As pleased as I was—and remain—with the twilight of Clinton worship in the black community, I was annoyed that it was catalyzed by the tendentious misconstruction of a number of the Clintons’ public statements last winter. Senator Clinton in no way denigrated Martin Luther King’s legacy by acknowledging the crucial role President Lyndon Johnson’s support played in bringing the civil rights movement’s goals to fruition. Even if Bill Clinton had called Barack Obama’s career a “fairy tale”—which he didn’t; he called Obama’s unfavorable comparison of Hillary’s Iraq war voting record with his own a “fairy tale”—there would have been nothing intrinsically racial, let alone racist, about the comment. And what was so racist about Mark Penn’s suspicion that unscrupulous Republican strategists might use Obama’s past drug use against him in the general election?

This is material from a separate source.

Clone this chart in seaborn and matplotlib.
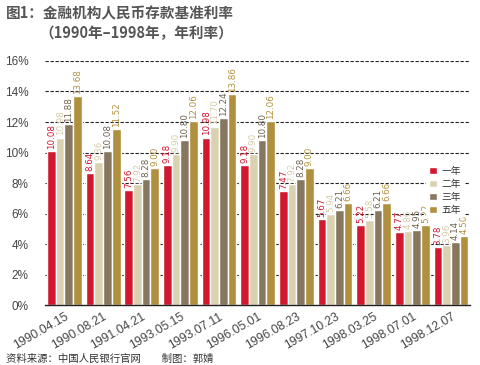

Still, if these teapot tempests prompted black voters to look at the Clintons more skeptically, I was and am willing to live with it. Bill and Hillary have always struck me as political opportunists who seek the presidency for its own sake, rather than to actually solve America’s problems—soulless machine politicians with little principled vision of where they want to take the country. So I was pleased to see the Clinton brand take a beating not only in the black community but also among those Democrats who used to reflexively close ranks around Slick Willie whenever he stood in the Republicans’ crosshairs. I watched with glee as liberals looked aghast at the Clintons’ arrogance in this campaign and asked themselves, “You mean Bill and Hill really are a couple of slick, power-hungry politicians after all? Could the Republicans have been right about them all along?”

I thus fêted Barack Obama’s meteoric rise from total obscurity just four years ago to the brink of the Democratic nomination for president today. I am delighted to see an African-American candidate have a realistic shot at the presidency, due in large part to his transcendence of fruitless racial grievance-mongering—à la Sharpton or Jackson—and his resulting ability to unite Americans of disparate backgrounds behind him. And the underdog-lover in me could not help but cheer as he pulled ahead of Hillary to sit within striking distance of sewing up his party’s nomination.

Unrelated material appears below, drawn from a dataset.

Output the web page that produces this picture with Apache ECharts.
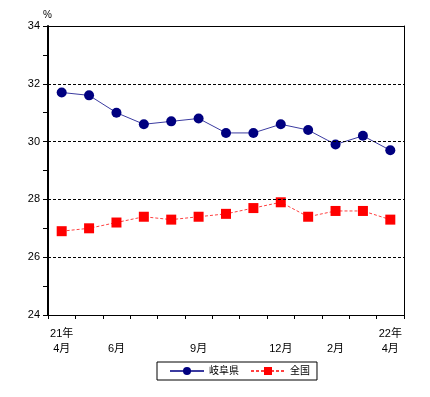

Alas, with political viability seems to have come the almost inevitable corruption in political character. It was not long before my other instincts—including the aforementioned abhorrence of idolatry and my hatred of cheesy cant—began to kick in. As the winter of 2008 wore on and Obama won caucus after primary, his boyish, big-ear-to-big-ear grin began to smack of smugness, and his gaseous, meaningless mantras—“We are the change we’ve been waiting for”; “Yes we can!”—increasingly grated on my ears. His doctrinaire liberalism squares poorly with my right-leaning centrism. His deification by googols of college kids frankly unnerves me, given my contempt for the snotty, jejune gauchisme that passes for “progressive” thought on most college campuses these days. And I actually have nightmares about that embarrassingly obsequious portrait of Obama with a halo behind his head—seriously!—with which the groupies at Rolling Stone magazine recently disgraced their cover.

Yet none of Obama’s flaws disappoints me more than his capitulation to the same Clintonian hypocrisy to which he claims to be immune.

The illusion of that immunity crumbled in the face of the news that an economic advisor to Obama’s campaign had assured a Canadian TV news network that his candidate’s denunciations of NAFTA—and promises to renegotiate or abrogate the treaty—were mere election-year posturing. Not that I was terribly surprised at the news. I had never figured Obama to have the cojones to screw America’s closest neighbors and trading partners so egregiously. For that matter, I always wondered how he planned to reconcile such a move with his stated goal of restoring America’s image in the world. Now it was exposed as the same old mendacious pandering we’ve come to expect from politicians. “So much for Obama’s new style of politics,” I remember thinking to myself.

So much, indeed. In his recent Philadelphia debate with Hillary Clinton, Obama denied ever having supported a total ban on handgun possession—a denial that flies in the face of his filing of a questionnaire with a liberal advocacy group in 1996 that called for just such a ban. And his promises to begin to withdraw American troops from Iraq immediately upon coming to office did not stop him from claiming, at General David Petraeus’ recent testimony before the Senate, that “no one’s asking for a complete pullout without regard to conditions on the ground” (to paraphrase his words as reported in the New York Times). I will say just this: if you seriously believe President Obama will keep his promise to bug out of Iraq even in the face of the bloodbath that is likely to ensue, I’ve got a subprime mortgage loan to sell you.

I recently had a spirited argument with an acquaintance of mine on this very subject. A committed Obama disciple, my friend conceded the scant difference between Obama’s and Hillary’s policy proposals but put his faith in the former’s ability to “inspire” the American people. Stifling a groan, I asked the obvious question: “Inspire” them to do what? And how is one of the hardest-core liberals in the Senate supposed to particularly inspire more than about half the electorate? And how easily could he inspire them after they are let down, as they are sure to be, by the inevitable compromises of his presidency? I am still waiting on his answer.

Not that any of this will necessarily take much of the bloom off Obama’s rose. The peculiar stubbornness of political idolaters can endure long after the objects of their affection have taken their final bow. John F. Kennedy’s image of bold vision and youthful vigor has been only minimally afflicted by the taint of his foot-dragging on civil rights or the Vietnam War. Ronald Reagan’s image as a paragon of fiscal discipline has suffered relatively little—among his fans at least—from the mountainous federal deficits he left in his wake. Ah, well—what does it matter? They inspired people. And thanks largely to that inspiration, I see little hope of persuading people to treat politicians—all politicians—with the skepticism they so richly deserve.